La polaridad masculino-femenina es también la base de la
creatividad interpersonal. Ello se evidencia
biológicamente en el hecho de que la unión del esperma y
el óvulo constituyen la base para el nacimiento de un
niño. Y la situación es la misma en el dominio puramente
psíquico; en el amor entre hombre y mujer, cada uno
vuelve a nacer.
(La desviación homosexual es un fracaso en el logro de
esa unión polarizada, y por eso el homosexual sufre el
dolor de la separatidad nunca resuelta, fracaso que
comparte, sin embargo, con el heterosexual corriente que
no puede amar.)
Idéntica polaridad entre el principio masculino y el
femenino existe en la naturaleza; no sólo, como es
notorio, en los animales y las plantas, sino en la
polaridad de dos funciones fundamentales, la de recibir
y la de penetrar. Es la polaridad de la tierra y la
lluvia, del río y el océano, de la noche y el día, de la
oscuridad y la luz, de la materia y el espíritu. El gran
poeta y místico musulmán, Rumi, expresó esta idea con
hermosas frases:
Nunca el amante busca sin ser buscado por su amada.

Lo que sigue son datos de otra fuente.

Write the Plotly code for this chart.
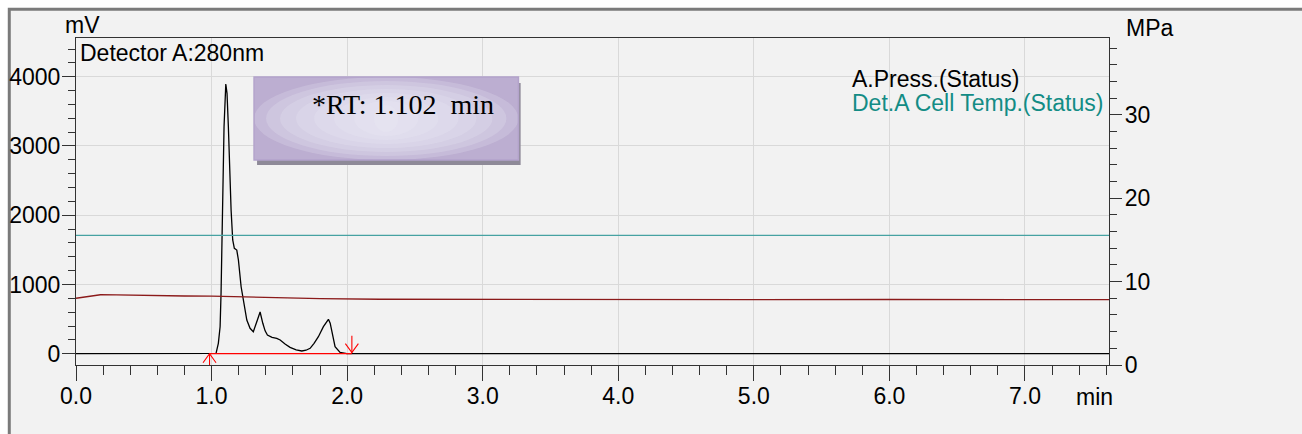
import plotly.graph_objects as go

# ---------------- data ----------------
time_min = [0.0, 0.985, 1.033, 1.050, 1.063, 1.070, 1.075, 1.083, 1.092, 1.105,
            1.114, 1.124, 1.134, 1.144, 1.156, 1.168, 1.186, 1.198, 1.218, 1.240,
            1.260, 1.284, 1.308, 1.338, 1.358, 1.378, 1.395, 1.412, 1.446, 1.481,
            1.506, 1.542, 1.579, 1.624, 1.666, 1.697, 1.727, 1.756, 1.788, 1.825,
            1.845, 1.862, 1.875, 1.887, 1.911, 1.948, 1.998, 7.62]
signal_mv = [0, 0, 5, 150, 390, 875, 1353, 2316, 3278, 3895,
             3760, 3278, 2652, 2075, 1642, 1522, 1497, 1353, 967, 679,
             487, 367, 318, 487, 602, 439, 330, 270, 235, 222,
             198, 140, 92, 55, 39, 50, 78, 150, 246, 390,
             460, 497, 440, 342, 101, 20, 0, 0]

press_time = [0.0, 0.1, 0.18, 0.3, 0.55, 0.8, 1.0, 1.2, 1.5, 1.8, 2.24, 3.0, 4.0, 5.0, 6.0, 7.0, 7.62]
press_mpa = [8.0, 8.25, 8.42, 8.4, 8.3, 8.27, 8.25, 8.17, 8.0, 7.95, 7.88, 7.85, 7.85, 7.84, 7.85, 7.84, 7.83]

temp_time = [0.0, 7.62]
temp_status = [15.55, 15.55]

integ_start = 0.985
integ_end = 2.035

x_range = [0, 7.62]
mv_range = [-163, 4559]
mpa_range = [0, 39.2]

rt_label = "*RT: 1.102\u00a0\u00a0min"
detector_label = "Detector A:280nm"
legend_labels = ["A.Press.(Status)", "Det.A Cell Temp.(Status)"]

# ---------------- geometry helpers (pixels -> paper) ----------------
W, H = 1302, 434
ML, MR, MT, MB = 76, 193.3, 38, 69
PW = W - ML - MR
PH = H - MT - MB


def px(x):
    return (x - ML) / PW


def py(y):
    return (H - MB - y) / PH


SANS = "Liberation Sans, Arial, sans-serif"
SERIF = "Liberation Serif, Times New Roman, serif"
FS = 23

fig = go.Figure()

# status traces on right axis
fig.add_trace(go.Scatter(x=temp_time, y=temp_status, yaxis="y2", mode="lines",
                         line=dict(color="#46a2a2", width=1.2), hoverinfo="skip"))
fig.add_trace(go.Scatter(x=press_time, y=press_mpa, yaxis="y2", mode="lines",
                         line=dict(color="#8b1a1a", width=1.3), hoverinfo="skip"))

# chromatogram
fig.add_trace(go.Scatter(x=time_min, y=signal_mv, mode="lines",
                         line=dict(color="#000000", width=1.3), hoverinfo="skip"))

# integration baseline
fig.add_trace(go.Scatter(x=[integ_start, integ_end], y=[0, 0], mode="lines",
                         line=dict(color="#ff0000", width=1.2), hoverinfo="skip"))

# integration markers (arrows)
dx = 6.5 / PW * (x_range[1] - x_range[0])
mv_per_px = (mv_range[1] - mv_range[0]) / PH
up_x = [integ_start - dx, integ_start, integ_start + dx, None, integ_start, integ_start]
up_y = [-9 * mv_per_px, 0, -9 * mv_per_px, None, 0, mv_range[0]]
dn_x = [integ_end - dx, integ_end, integ_end + dx, None, integ_end, integ_end]
dn_y = [9 * mv_per_px + 15, 15, 9 * mv_per_px + 15, None, 15, 17 * mv_per_px + 15]
fig.add_trace(go.Scatter(x=up_x + [None] + dn_x, y=up_y + [None] + dn_y, mode="lines",
                         line=dict(color="#ff0000", width=1.1), hoverinfo="skip"))

shapes = []
# outer panel
shapes.append(dict(type="rect", xref="paper", yref="paper", layer="below",
                   x0=px(9.3), x1=px(1330), y0=py(9.3), y1=py(460),
                   fillcolor="#f2f2f2", line=dict(color="#7a7a7a", width=3)))
# RT box shadow
shapes.append(dict(type="rect", xref="paper", yref="paper", layer="above",
                   x0=px(257), x1=px(520.5), y0=py(83), y1=py(165),
                   fillcolor="#8e8a98", line=dict(width=0)))
# RT box
shapes.append(dict(type="rect", xref="paper", yref="paper", layer="above",
                   x0=px(254), x1=px(518.3), y0=py(77), y1=py(160),
                   fillcolor="#bcaed1", line=dict(width=0)))
# soft gradient glow (nested ellipses inside the box)
glow = [(0, 0), (12, 4), (26, 8), (42, 12), (60, 16), (80, 20), (100, 24), (120, 28)]
for inset_x, inset_y in glow:
    shapes.append(dict(type="circle", xref="paper", yref="paper", layer="above",
                       x0=px(254 + inset_x), x1=px(518.3 - inset_x),
                       y0=py(77 + inset_y), y1=py(160 - inset_y),
                       fillcolor="#efebf5", opacity=0.22, line=dict(width=0)))
# box border
shapes.append(dict(type="rect", xref="paper", yref="paper", layer="above",
                   x0=px(254), x1=px(518.3), y0=py(77), y1=py(160),
                   fillcolor="rgba(0,0,0,0)", line=dict(color="#b3a3cb", width=1.5)))

annotations = []


def text(s, xl, base, size=FS, color="#000000", family=SANS, anchor="left"):
    annotations.append(dict(text=s, xref="paper", yref="paper", x=px(xl),
                            y=py(base - 0.22 * size), xanchor=anchor, yanchor="middle",
                            showarrow=False, font=dict(family=family, size=size, color=color)))


text("mV", 63, 30)
text("MPa", 1124, 33)
text("min", 1074, 402)
text(detector_label, 78, 58.3)
text(legend_labels[0], 850, 84)
text(legend_labels[1], 850, 107.7, color="#138c85")
text(rt_label, 310, 111, size=28, family=SERIF)

fig.update_layout(
    width=W, height=H,
    margin=dict(l=ML, r=MR, t=MT, b=MB, autoexpand=False),
    paper_bgcolor="#ffffff",
    plot_bgcolor="rgba(0,0,0,0)",
    showlegend=False,
    shapes=shapes,
    annotations=annotations,
    font=dict(family=SANS, size=FS, color="#000000"),
    xaxis=dict(range=x_range, tick0=0, dtick=1, tickformat=".1f", automargin=False,
               ticks="outside", ticklen=15, tickcolor="#333333", tickwidth=1,
               ticklabelstandoff=-5,
               minor=dict(dtick=0.2, ticklen=9, tickcolor="#333333", ticks="outside", showgrid=False),
               showgrid=True, gridcolor="#d9d9d9", gridwidth=1, zeroline=False,
               showline=True, linecolor="#333333", linewidth=1.2, mirror=True,
               tickfont=dict(family=SANS, size=FS, color="#000000")),
    yaxis=dict(range=mv_range, tick0=0, dtick=1000, tickformat="d", automargin=False,
               ticks="outside", ticklen=13, tickcolor="#333333", tickwidth=1,
               ticklabelstandoff=-3,
               minor=dict(dtick=200, ticklen=7, tickcolor="#333333", ticks="outside", showgrid=False),
               showgrid=True, gridcolor="#d9d9d9", gridwidth=1, zeroline=False,
               showline=True, linecolor="#333333", linewidth=1.2, mirror=True,
               tickfont=dict(family=SANS, size=FS, color="#000000")),
    yaxis2=dict(range=mpa_range, overlaying="y", side="right", tick0=0, dtick=10,
                automargin=False, ticklabelstandoff=-2,
                ticks="outside", ticklen=12, tickcolor="#333333", tickwidth=1,
                minor=dict(dtick=2, ticklen=7, tickcolor="#333333", ticks="outside", showgrid=False),
                showgrid=False, zeroline=False, showline=True, linecolor="#333333", linewidth=1.2,
                tickfont=dict(family=SANS, size=FS, color="#000000")),
)

fig.write_html("out.html")
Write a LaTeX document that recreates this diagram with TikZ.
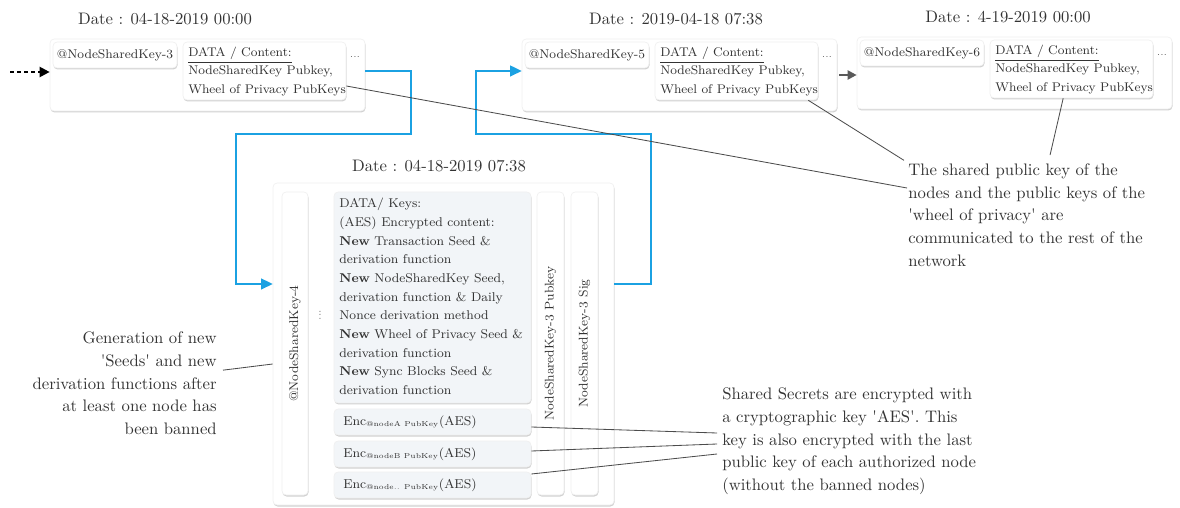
\documentclass[tikz,border=0pt]{standalone}
\usepackage{tikz}
\usetikzlibrary{shadows,fit,arrows.meta}
\definecolor{flowblue}{RGB}{27,161,226}
\definecolor{cellgray}{RGB}{242,245,248}
\definecolor{inkgray}{RGB}{51,51,51}

\begin{document}
\begin{tikzpicture}[x=0.6pt,y=-0.6pt,
   card/.style={rectangle,rounded corners=2.5pt,fill=white,draw=black!6,inner sep=0pt,
      drop shadow={shadow xshift=0.3pt,shadow yshift=-0.9pt,opacity=0.18,fill=black}},
   cell/.style={card,fill=#1},cell/.default=white,
   txt/.style={font=\fontsize{7.6}{11}\selectfont,text=inkgray,inner sep=0pt,align=left},
   note/.style={font=\fontsize{10}{13.6}\selectfont,text=inkgray,inner sep=0pt},
   date/.style={font=\fontsize{10}{12}\selectfont,text=inkgray,inner sep=0pt},
   dots/.style={font=\tiny,text=inkgray,inner sep=0pt},
   flow/.style={draw=flowblue,line width=1.3pt,-{Triangle[length=7pt,width=6.5pt]}},
   entry/.style={draw=black,line width=1.3pt,dash pattern=on 2.4pt off 1.8pt,-{Triangle[length=6pt,width=6pt]}},
   link/.style={draw=black!65,line width=1.3pt,-{Triangle[length=5.5pt,width=5.5pt]}},
   leader/.style={draw=black!70,line width=0.5pt}]
\useasboundingbox (0,0) rectangle (1180,508);

% blocks of the chain
\foreach \x/\y/\c/\k/\d in {50/39/165/3/04-18-2019 00:00,522/39/676/5/2019-04-18 07:38,857/37/1008/6/4-19-2019 00:00}{
   \node[date] (date\k) at (\c,\y-20) {Date : \d};
   \node[cell,fit={(\x,\y) (\x+315,\y+72)}] (blk\k) {};
   \node[cell,fit={(\x+3,\y+3) (\x+127,\y+29)}] (key\k) {};
   \node[cell,fit={(\x+133,\y+3) (\x+296,\y+61)}] (dat\k) {};
   \node[txt] (keytxt\k) at (key\k) {@NodeSharedKey-\k};
   \node[txt,anchor=west,font=\fontsize{7.55}{11.1}\selectfont] (cnt\k) at (\x+138,\y+32.5)
      {\underline{DATA / Content:}\\NodeSharedKey Pubkey,\\Wheel of Privacy PubKeys};
   \node[dots] (dots\k) at (\x+305,\y+18) {...};
}

% block with the new seeds
\node[date] (date4) at (439,166) {Date : 04-18-2019 07:38};
\node[cell,fit={(273,183) (614,505)}] (mid) {};
\node[cell,fit={(282,192) (308,495)}] (keycol) {};
\node[txt,rotate=90] (keytxt4) at (keycol) {@NodeSharedKey-4};
\node[dots,rotate=90] (dots4) at (320,315) {...};
\node[cell=cellgray,fit={(334,192) (531,403)}] (keys) {};
\node[txt,anchor=west,font=\fontsize{7.65}{11.2}\selectfont] (keystxt) at (339,296.5)
   {DATA/ Keys:\\(AES) Encrypted content:\\\textbf{New} Transaction Seed \&\\derivation function\\
    \textbf{New} NodeSharedKey Seed,\\derivation function \& Daily\\Nonce derivation method\\
    \textbf{New} Wheel of Privacy Seed \&\\derivation function\\
    \textbf{New} Sync Blocks Seed \&\\derivation function};
\foreach \i/\t/\s in {1/409/{@nodeA PubKey},2/441/{@nodeB PubKey},3/472/{@node.. PubKey}}{
   \node[cell=cellgray,fit={(334,\t) (531,\t+26)}] (enc\i) {};
   \node[txt,anchor=west,font=\fontsize{7.7}{10}\selectfont] (enctxt\i) at (343,\t+13)
      {Enc\textsubscript{\fontsize{4.3}{5}\selectfont\s}(AES)};
}
\node[cell,fit={(537,192) (564,495)}] (pubcol) {};
\node[txt,rotate=90] (pubtxt) at (pubcol) {NodeSharedKey-3 Pubkey};
\node[cell,fit={(571,192) (598,495)}] (sigcol) {};
\node[txt,rotate=90] (sigtxt) at (sigcol) {NodeSharedKey-3 Sig};

% notes
\node[note,anchor=west,align=left] (noteA) at (908,215)
   {The shared public key of the\\nodes and the public keys of the\\
    \textquotesingle wheel of privacy\textquotesingle{} are\\communicated to the rest of the\\network};
\node[note,anchor=east,align=right] (noteB) at (217,383.5)
   {Generation of new\\\textquotesingle Seeds\textquotesingle{} and new\\derivation functions after\\
    at least one node has\\been banned};
\node[note,anchor=west,align=left] (noteC) at (722,441.5)
   {Shared Secrets are encrypted with\\a cryptographic key \textquotesingle AES\textquotesingle. This\\
    key is also encrypted with the last\\public key of each authorized node\\(without the banned nodes)};

% connectors
\coordinate (inA) at (10,72);
\coordinate (turnA) at (411,134);
\coordinate (turnB) at (236,284);
\coordinate (turnC) at (651,284);
\coordinate (turnD) at (476,134);
\draw[entry] (inA) -- (inA -| blk3.west);
\draw[flow] ([yshift=2.4pt]blk3.east) -| (turnA) -| (turnB) -- (turnB -| mid.west);
\draw[flow] (turnC -| mid.east) -- (turnC) |- (turnD) |- ([yshift=2.4pt]blk5.west);
\draw[link] ([xshift=1pt]blk5.east) -- (blk5.east -| blk6.west);

\draw[leader] ([yshift=-9pt]dat3.east) -- ([xshift=-0.6pt,yshift=16.2pt]noteA.west);
\draw[leader] ([xshift=-6pt]dat5.south east) -- ([xshift=-2.4pt,yshift=1.8pt]noteA.north west);
\draw[leader] ([xshift=-5pt]dat6.south) -- ([xshift=14pt,yshift=5pt]noteA.north);
\draw[leader] ([xshift=3.6pt,yshift=8pt]noteB.east) -- ([yshift=-12pt]mid.west);
\foreach \i/\a/\b in {1/-3pt/5.1pt,2/1.8pt/-1.5pt,3/6.6pt/-7.5pt}
   \draw[leader] ([yshift=\a]enc\i.east) -- ([xshift=-3pt,yshift=\b]noteC.west);
\end{tikzpicture}
\end{document}
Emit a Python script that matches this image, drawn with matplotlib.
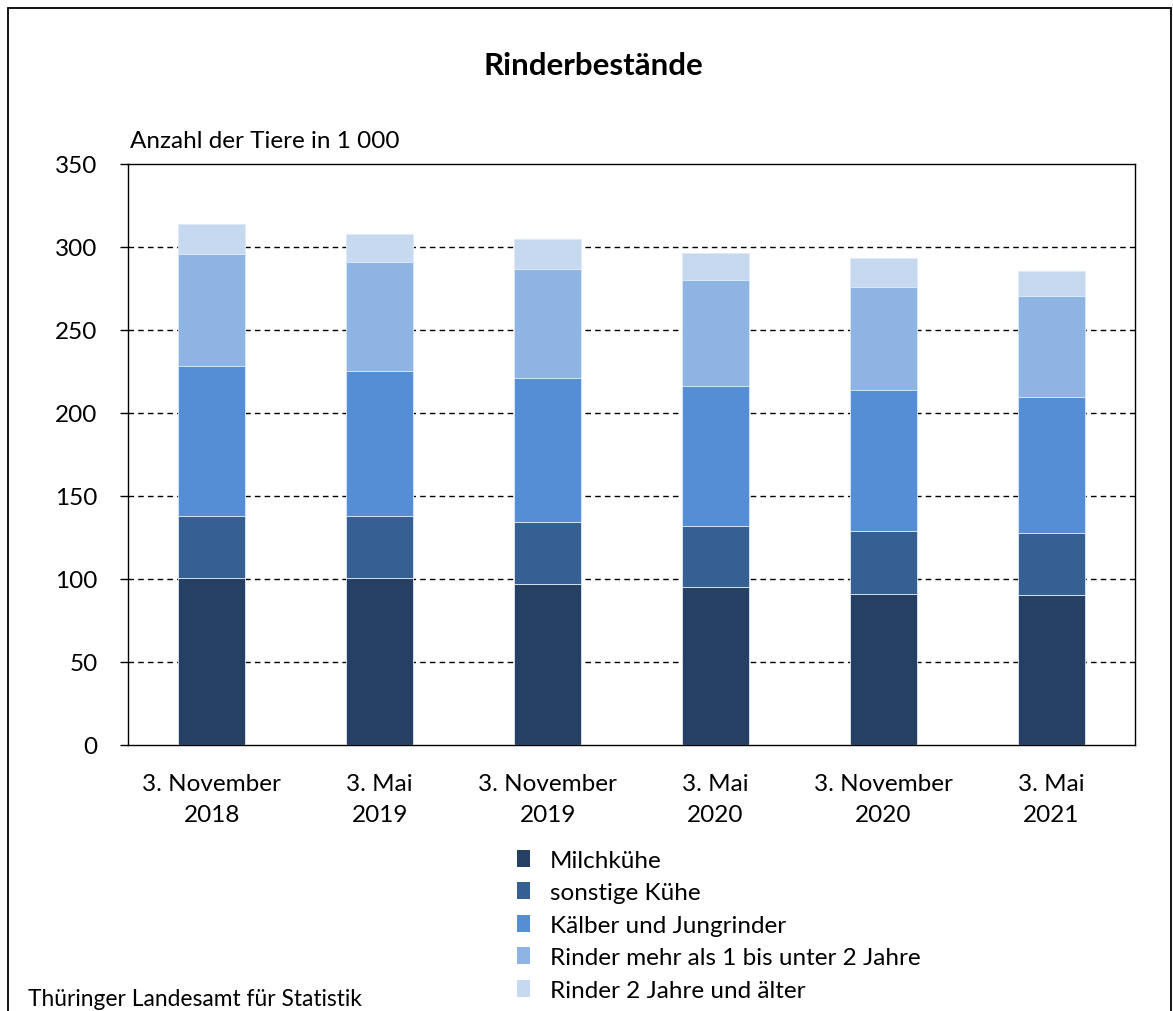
import matplotlib
matplotlib.use("Agg")
import matplotlib.pyplot as plt
from matplotlib.patches import Rectangle, Patch
import numpy as np

plt.rcParams['font.family'] = ['Lato', 'DejaVu Sans']

categories = ["3. November\n2018", "3. Mai\n2019", "3. November\n2019",
              "3. Mai\n2020", "3. November\n2020", "3. Mai\n2021"]
series_names = ["Milchkühe", "sonstige Kühe", "Kälber und Jungrinder",
                "Rinder mehr als 1 bis unter 2 Jahre", "Rinder 2 Jahre und älter"]
milchkuehe = [100.4, 100.8, 97.2, 95.4, 91.0, 90.2]
sonstige_kuehe = [37.5, 37.1, 36.9, 36.7, 38.1, 37.7]
kaelber = [90.3, 87.2, 86.7, 84.0, 85.0, 81.6]
rinder_1_2 = [67.3, 65.6, 66.2, 64.0, 62.0, 60.8]
rinder_2plus = [18.5, 16.9, 18.0, 16.5, 17.5, 15.2]
colors = ["#264063", "#366092", "#558ED5", "#8EB4E3", "#C6D9F1"]

W, H = 1173, 1012
FS = 17.5
fig = plt.figure(figsize=(W / 100, H / 100), dpi=100)

# outer frame
fig.patches.append(Rectangle((8 / W, -0.01), (1171 - 8) / W, 1 - 9 / H + 0.01,
                             transform=fig.transFigure, fill=False,
                             edgecolor="black", linewidth=1.3))

ax = fig.add_axes([128 / W, 1 - 746 / H, (1135 - 128) / W, (746 - 165) / H])

x = np.arange(len(categories))
bottom = np.zeros(len(categories))
series = [milchkuehe, sonstige_kuehe, kaelber, rinder_1_2, rinder_2plus]
for vals, col, name in zip(series, colors, series_names):
    ax.bar(x, vals, width=0.4, bottom=bottom, color=col, edgecolor="#dfe8f5",
           linewidth=0.6, label=name, zorder=3)
    bottom += np.array(vals)

ax.set_xlim(-0.5, 5.5)
ax.set_ylim(0, 350)
ax.set_yticks(np.arange(0, 351, 50))
ax.tick_params(axis="y", labelsize=FS, length=5.8, width=1, direction="out", pad=16)
ax.tick_params(axis="x", labelsize=FS, length=0, pad=20)
ax.set_xticks(x)
ax.set_xticklabels(categories, linespacing=1.6)
for y in range(50, 350, 50):
    ax.axhline(y, color="black", linestyle=(0, (4, 3)), linewidth=1, zorder=1)
for s in ax.spines.values():
    s.set_linewidth(1)
    s.set_color("black")

fig.text(593 / W, 1 - 66 / H, "Rinderbestände", ha="center", va="center",
         fontsize=22.5, fontweight="bold")
fig.text(130 / W, 1 - 142 / H, "Anzahl der Tiere in 1 000", ha="left",
         va="center", fontsize=FS)
fig.text(28 / W, 1 - 1010 / H, "Thüringer Landesamt für Statistik", ha="left",
         va="bottom", fontsize=16.4)

handles = [Patch(facecolor=c, edgecolor="none") for c in colors]
fig.legend(handles, series_names, loc="upper left",
           bbox_to_anchor=(517 / W, 1 - 851 / H), frameon=False, fontsize=FS,
           handlelength=0.55, handleheight=0.7, handletextpad=0.8,
           labelspacing=0.47, borderpad=0, borderaxespad=0)

fig.savefig("out.png", dpi=100)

Si la luz del amor ha penetrado en este corazón, sabe
que también
hay amor en aquel corazón.
Cuando el amor a Dios agita tu corazón, también Dios
tiene amor
para ti.
Sin la otra mano, ningún ruido de palmoteo sale de una
mano.
La sabiduría Divina es destino y su decreto nos hace
amarnos el uno
al otro.
Por eso está ordenado que cada parte del mundo se una
con su
consorte.
El sabio dice: Cielo es hombre, y Tierra, mujer. Cuando
la Tierra no
tiene calor, el Cielo se lo manda; cuando pierde su
frescor y su rocío,
el Cielo se lo devuelve. El Cielo hace su ronda, como un
marido que
trabaja por su mujer.
Y la Tierra se ocupa del gobierno de su casa: cuida de
los
nacimientos y amamanta lo que pare.
Mira a la Tierra y al Cielo, tienen inteligencia, pues
hacen el trabajo
de seres inteligentes.
Si esos dos no gustaran placer el uno del otro, ¿por qué
habrían de
andar juntos como novios?
Sin la Tierra, ¿despuntarían las flores, echarían flores
los árboles?
¿Qué, entonces, producirían el calor y el agua del
Cielo?
Así como Dios puso el deseo en el hombre y en la mujer
para que el
mundo fuera preservado por su unión.
Así en cada parte de la existencia planteó el deseo de
la otra parte.
Día y noche son enemigos afuera; pero sirven ambos un
único fin.
Cada uno ama al otro en aras de la perfección de su
mutuo trabajo.
Sin la noche, la naturaleza del. Hombre no recibiría
ganancia alguna,
y nada tendría entonces el día para gastar.